Когда мне было шестнадцать лет, я пережил небольшое откровение. Школьные друзья уговорили меня пойти с ними в маленький кинотеатр немассовых фильмов в лондонском Вест-Энде на фильм, пользовавшийся в то время большим успехом в культурных кругах. Это оказался замечательный фильм «Седьмая печать» Ингмара Бергмана, произведение шекспировской силы и глубины. В нем рассказывается история средневекового рыцаря Антониуса Блока, который возвращается домой, в Швецию из Крестового похода и встречает в пути олицетворение Смерти, пришедшей за ним.
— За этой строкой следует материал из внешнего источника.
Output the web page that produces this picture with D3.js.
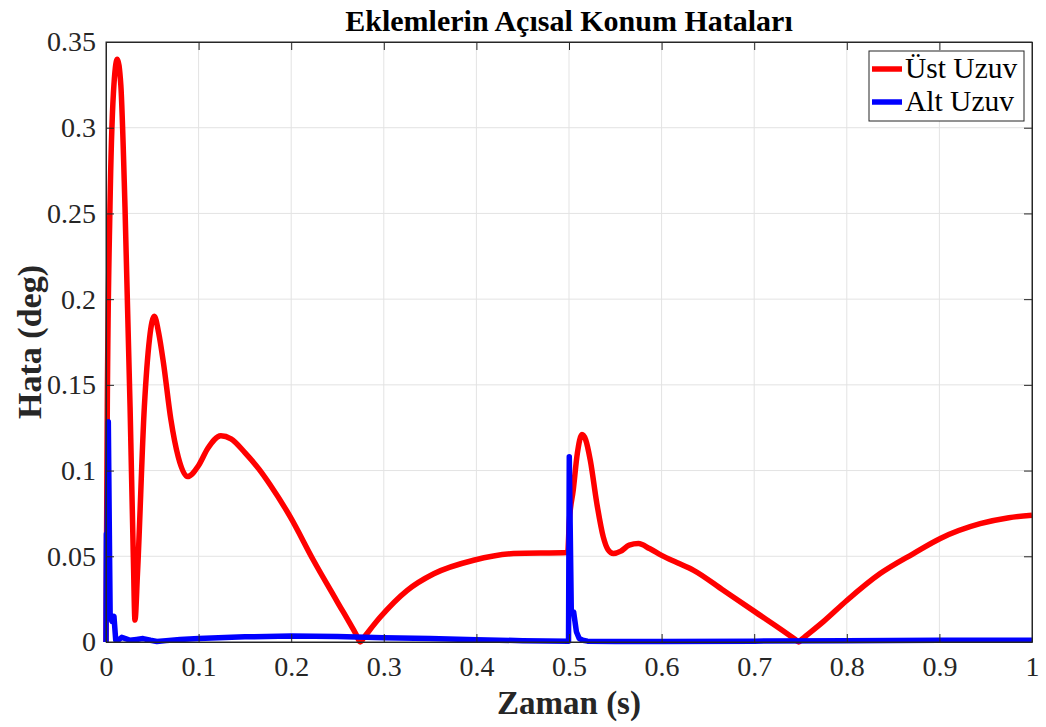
<!DOCTYPE html>
<html>
<head>
<meta charset="utf-8">
<script src="https://cdn.jsdelivr.net/npm/d3@7"></script>
<style>
  body { margin: 0; background: #fff; }
  text { font-family: "Liberation Serif", "Times New Roman", serif; }
</style>
</head>
<body>
<svg id="chart" width="1046" height="727"></svg>
<script>
// Üst Uzuv (red)
const ustT = [0, 0.0014, 0.0043, 0.008, 0.0122, 0.016, 0.0205, 0.026, 0.0295, 0.0313, 0.034, 0.0414, 0.047, 0.0522,
  0.057, 0.062, 0.07, 0.078, 0.088, 0.1, 0.11, 0.124, 0.135, 0.15, 0.165, 0.1774, 0.199, 0.224, 0.249, 0.270, 0.2746,
  0.279, 0.296, 0.325, 0.354, 0.397, 0.44, 0.4986, 0.5003, 0.5046, 0.509, 0.514, 0.518, 0.523, 0.530, 0.537,
  0.542, 0.548, 0.556, 0.565, 0.575, 0.587, 0.600, 0.617, 0.6346, 0.667, 0.699, 0.744, 0.748, 0.752, 0.775, 0.800,
  0.836, 0.872, 0.901, 0.944, 0.975, 1.0];
const ustV = [0, 0.137, 0.254, 0.32, 0.34, 0.325, 0.254, 0.137, 0.05, 0.0128, 0.04, 0.137, 0.177, 0.19,
  0.18, 0.163, 0.13, 0.108, 0.0965, 0.103, 0.113, 0.1203, 0.1185, 0.1105, 0.101, 0.0916, 0.073, 0.0477, 0.0242, 0.0045, 0,
  0.003, 0.0144, 0.030, 0.0398, 0.0477, 0.0516, 0.0522, 0.07, 0.0887, 0.11, 0.121, 0.118, 0.106, 0.081, 0.0613,
  0.054, 0.0516, 0.053, 0.0565, 0.0574, 0.0545, 0.0505, 0.0462, 0.0418, 0.030, 0.0183, 0.0016, 0, 0.0018, 0.012, 0.0242,
  0.0399, 0.0516, 0.0604, 0.069, 0.0725, 0.074];

// Alt Uzuv (blue)
const altT = [0, 0.0004, 0.0012, 0.0025, 0.0035, 0.0045, 0.0065, 0.0086, 0.0105, 0.013, 0.017, 0.021, 0.026,
  0.033, 0.04, 0.048, 0.055, 0.065, 0.08, 0.1, 0.15, 0.2, 0.25, 0.3, 0.35, 0.4, 0.45, 0.4995, 0.5003, 0.5025,
  0.505, 0.508, 0.511, 0.515, 0.52, 0.55, 0.6, 0.7, 0.8, 0.9, 1.0];
const altV = [0, 0.063, 0.06, 0.1285, 0.07, 0.0147, 0.012, 0.015, 0.001, 0.001, 0.0027, 0.002, 0.001,
  0.0015, 0.002, 0.001, 0.0003, 0.0008, 0.0015, 0.002, 0.003, 0.0035, 0.0032, 0.0025, 0.002, 0.0013, 0.0008,
  0.0005, 0.108, 0.017, 0.0175, 0.006, 0.002, 0.001, 0.0005, 0.0003, 0.0003, 0.0005, 0.0007, 0.001, 0.001];

const xTicks = [0, 0.1, 0.2, 0.3, 0.4, 0.5, 0.6, 0.7, 0.8, 0.9, 1];
const yTicks = [0, 0.05, 0.1, 0.15, 0.2, 0.25, 0.3, 0.35];
const seriesNames = ["Üst Uzuv", "Alt Uzuv"];
const seriesColors = ["#ff0000", "#0000ff"];

const svg = d3.select("#chart");
const margin = { left: 106, top: 42, right: 14, bottom: 85 };
const width = 1046 - margin.left - margin.right;
const height = 727 - margin.top - margin.bottom;

const x = d3.scaleLinear().domain([0, 1]).range([0, width]);
const y = d3.scaleLinear().domain([0, 0.35]).range([height, 0]);

const g = svg.append("g").attr("transform", `translate(${margin.left},${margin.top})`);

// grid
g.selectAll(".gx").data(xTicks.slice(1, -1)).enter().append("line")
  .attr("x1", d => x(d)).attr("x2", d => x(d)).attr("y1", 0).attr("y2", height)
  .attr("stroke", "#e3e3e3").attr("stroke-width", 1);
g.selectAll(".gy").data(yTicks.slice(1, -1)).enter().append("line")
  .attr("y1", d => y(d)).attr("y2", d => y(d)).attr("x1", 0).attr("x2", width)
  .attr("stroke", "#e3e3e3").attr("stroke-width", 1);

// lines
g.append("path")
  .datum(ustT.map((t, i) => [t, ustV[i]]))
  .attr("d", d3.line().x(d => x(d[0])).y(d => y(d[1])).curve(d3.curveMonotoneX))
  .attr("fill", "none").attr("stroke", seriesColors[0]).attr("stroke-width", 5.5)
  .attr("stroke-linejoin", "round");
g.append("path")
  .datum(altT.map((t, i) => [t, altV[i]]))
  .attr("d", d3.line().x(d => x(d[0])).y(d => y(d[1])))
  .attr("fill", "none").attr("stroke", seriesColors[1]).attr("stroke-width", 5.5)
  .attr("stroke-linejoin", "round");

// axes (ticks inside, box on)
const tl = 8;
const axisColor = "#262626";
const fmt = d => d3.format("")(+d.toFixed(2));
g.append("g").attr("transform", `translate(0,${height})`)
  .call(d3.axisBottom(x).tickValues(xTicks).tickSizeInner(-tl).tickSizeOuter(0).tickPadding(14).tickFormat(fmt));
g.append("g")
  .call(d3.axisLeft(y).tickValues(yTicks).tickSizeInner(-tl).tickSizeOuter(0).tickPadding(10).tickFormat(fmt));
g.append("g")
  .call(d3.axisTop(x).tickValues(xTicks).tickSizeInner(-tl).tickSizeOuter(0).tickFormat(""));
g.append("g").attr("transform", `translate(${width},0)`)
  .call(d3.axisRight(y).tickValues(yTicks).tickSizeInner(-tl).tickSizeOuter(0).tickFormat(""));
g.selectAll(".domain").attr("stroke", axisColor);
g.selectAll(".tick line").attr("stroke", axisColor);
g.selectAll(".tick text").attr("fill", axisColor)
  .style("font-family", '"Liberation Serif", serif').style("font-size", "28px");
g.append("rect").attr("width", width).attr("height", height)
  .attr("fill", "none").attr("stroke", axisColor).attr("stroke-width", 1);

// title and labels
svg.append("text").attr("x", margin.left + width / 2).attr("y", 31)
  .attr("text-anchor", "middle").attr("font-weight", "bold").attr("font-size", 30)
  .attr("fill", "#000").text("Eklemlerin Açısal Konum Hataları");
svg.append("text").attr("x", margin.left + width / 2).attr("y", 714)
  .attr("text-anchor", "middle").attr("font-weight", "bold").attr("font-size", 33)
  .attr("fill", axisColor).text("Zaman (s)");
svg.append("text").attr("transform", `translate(41,${margin.top + height / 2}) rotate(-90)`)
  .attr("text-anchor", "middle").attr("font-weight", "bold").attr("font-size", 34)
  .attr("fill", axisColor).text("Hata (deg)");

// legend
const lg = svg.append("g");
lg.append("rect").attr("x", 869).attr("y", 51).attr("width", 155).attr("height", 70)
  .attr("fill", "#fff").attr("stroke", axisColor).attr("stroke-width", 1);
seriesNames.forEach((name, i) => {
  const ly = 69 + i * 33;
  lg.append("line").attr("x1", 872).attr("x2", 902).attr("y1", ly).attr("y2", ly)
    .attr("stroke", seriesColors[i]).attr("stroke-width", 5.5);
  lg.append("text").attr("x", 905).attr("y", ly + 9).attr("font-size", 29.5)
    .attr("fill", "#000").text(name);
});
</script>
</body>
</html>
Пытаясь предотвратить или по меньшей мере отсрочить неизбежное, Блок предлагает Смерти сыграть с ним в шахматы; если он выиграет, он сохранит свою жизнь. В конце концов он, разумеется, проигрывает, но только потому, что Смерть, переодевшаяся священником, обманом вынуждает его исповедаться и узнает все его планы. Этот аллегорический сюжет позволяет обратиться к вечным вопросам о смысле – или бессмысленности – жизни и ее взаимосвязи со смертью. Гений Бергмана блестяще изображает эти вопросы, лежащие в самом сердце философских и религиозных рассуждений, над которыми человечество бьется в течение многих веков. Как можно забыть завораживающую финальную сцену, в которой облаченная в черное Смерть ведет Антониуса и его свиту навстречу их судьбе по далеким холмам в знаменитой пляске смерти?